======== Data listing

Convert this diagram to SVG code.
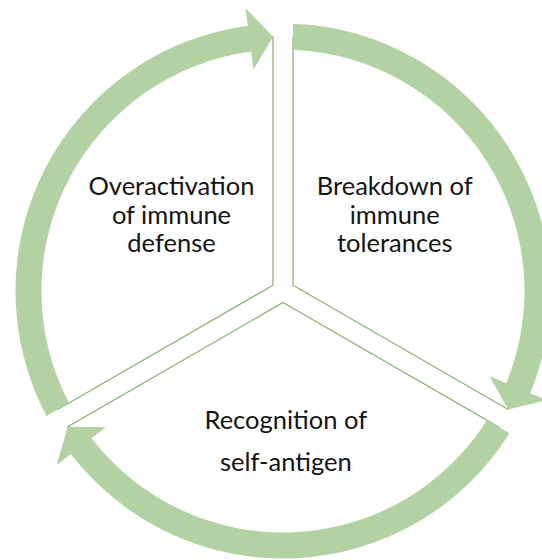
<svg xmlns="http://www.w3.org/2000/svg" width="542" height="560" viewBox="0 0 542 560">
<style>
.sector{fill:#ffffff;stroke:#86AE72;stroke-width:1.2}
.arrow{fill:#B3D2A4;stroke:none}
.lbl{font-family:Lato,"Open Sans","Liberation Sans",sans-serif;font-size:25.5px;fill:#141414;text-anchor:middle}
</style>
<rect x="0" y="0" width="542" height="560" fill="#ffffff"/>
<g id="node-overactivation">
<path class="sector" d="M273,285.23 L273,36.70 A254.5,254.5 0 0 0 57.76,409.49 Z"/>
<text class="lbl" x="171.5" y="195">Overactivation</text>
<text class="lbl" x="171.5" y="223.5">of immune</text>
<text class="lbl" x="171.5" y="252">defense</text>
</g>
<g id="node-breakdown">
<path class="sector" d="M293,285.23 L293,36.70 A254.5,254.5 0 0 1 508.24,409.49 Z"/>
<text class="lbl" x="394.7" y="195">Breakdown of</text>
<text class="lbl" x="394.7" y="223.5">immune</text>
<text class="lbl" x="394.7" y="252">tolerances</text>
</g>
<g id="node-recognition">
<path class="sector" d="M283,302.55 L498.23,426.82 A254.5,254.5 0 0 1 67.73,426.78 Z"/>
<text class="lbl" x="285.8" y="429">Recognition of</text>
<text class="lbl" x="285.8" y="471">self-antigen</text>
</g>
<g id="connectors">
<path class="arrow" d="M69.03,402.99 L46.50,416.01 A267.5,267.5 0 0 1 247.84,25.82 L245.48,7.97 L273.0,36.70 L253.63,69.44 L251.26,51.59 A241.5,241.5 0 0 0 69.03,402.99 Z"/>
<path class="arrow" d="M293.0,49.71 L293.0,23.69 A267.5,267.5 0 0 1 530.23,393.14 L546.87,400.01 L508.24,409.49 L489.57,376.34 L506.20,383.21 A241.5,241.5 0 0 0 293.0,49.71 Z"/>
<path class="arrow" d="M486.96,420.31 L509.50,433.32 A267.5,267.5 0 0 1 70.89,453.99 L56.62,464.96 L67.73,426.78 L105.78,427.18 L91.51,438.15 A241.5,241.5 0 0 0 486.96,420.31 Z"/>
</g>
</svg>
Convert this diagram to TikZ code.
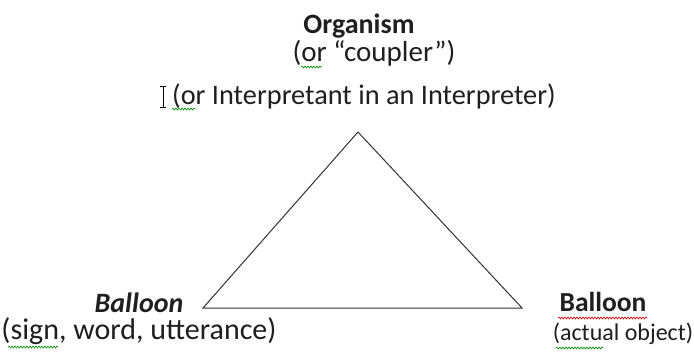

================

— The task —
Repeat verbatim all the material, but not the pictures.

— Complete response —
Convert this diagram to SVG code.
<svg xmlns="http://www.w3.org/2000/svg" width="542" height="560" viewBox="0 0 542 560">
<style>
.sector{fill:#ffffff;stroke:#86AE72;stroke-width:1.2}
.arrow{fill:#B3D2A4;stroke:none}
.lbl{font-family:Lato,"Open Sans","Liberation Sans",sans-serif;font-size:25.5px;fill:#141414;text-anchor:middle}
</style>
<rect x="0" y="0" width="542" height="560" fill="#ffffff"/>
<g id="node-overactivation">
<path class="sector" d="M273,285.23 L273,36.70 A254.5,254.5 0 0 0 57.76,409.49 Z"/>
<text class="lbl" x="171.5" y="195">Overactivation</text>
<text class="lbl" x="171.5" y="223.5">of immune</text>
<text class="lbl" x="171.5" y="252">defense</text>
</g>
<g id="node-breakdown">
<path class="sector" d="M293,285.23 L293,36.70 A254.5,254.5 0 0 1 508.24,409.49 Z"/>
<text class="lbl" x="394.7" y="195">Breakdown of</text>
<text class="lbl" x="394.7" y="223.5">immune</text>
<text class="lbl" x="394.7" y="252">tolerances</text>
</g>
<g id="node-recognition">
<path class="sector" d="M283,302.55 L498.23,426.82 A254.5,254.5 0 0 1 67.73,426.78 Z"/>
<text class="lbl" x="285.8" y="429">Recognition of</text>
<text class="lbl" x="285.8" y="471">self-antigen</text>
</g>
<g id="connectors">
<path class="arrow" d="M69.03,402.99 L46.50,416.01 A267.5,267.5 0 0 1 247.84,25.82 L245.48,7.97 L273.0,36.70 L253.63,69.44 L251.26,51.59 A241.5,241.5 0 0 0 69.03,402.99 Z"/>
<path class="arrow" d="M293.0,49.71 L293.0,23.69 A267.5,267.5 0 0 1 530.23,393.14 L546.87,400.01 L508.24,409.49 L489.57,376.34 L506.20,383.21 A241.5,241.5 0 0 0 293.0,49.71 Z"/>
<path class="arrow" d="M486.96,420.31 L509.50,433.32 A267.5,267.5 0 0 1 70.89,453.99 L56.62,464.96 L67.73,426.78 L105.78,427.18 L91.51,438.15 A241.5,241.5 0 0 0 486.96,420.31 Z"/>
</g>
</svg>
Convert this diagram to TikZ code.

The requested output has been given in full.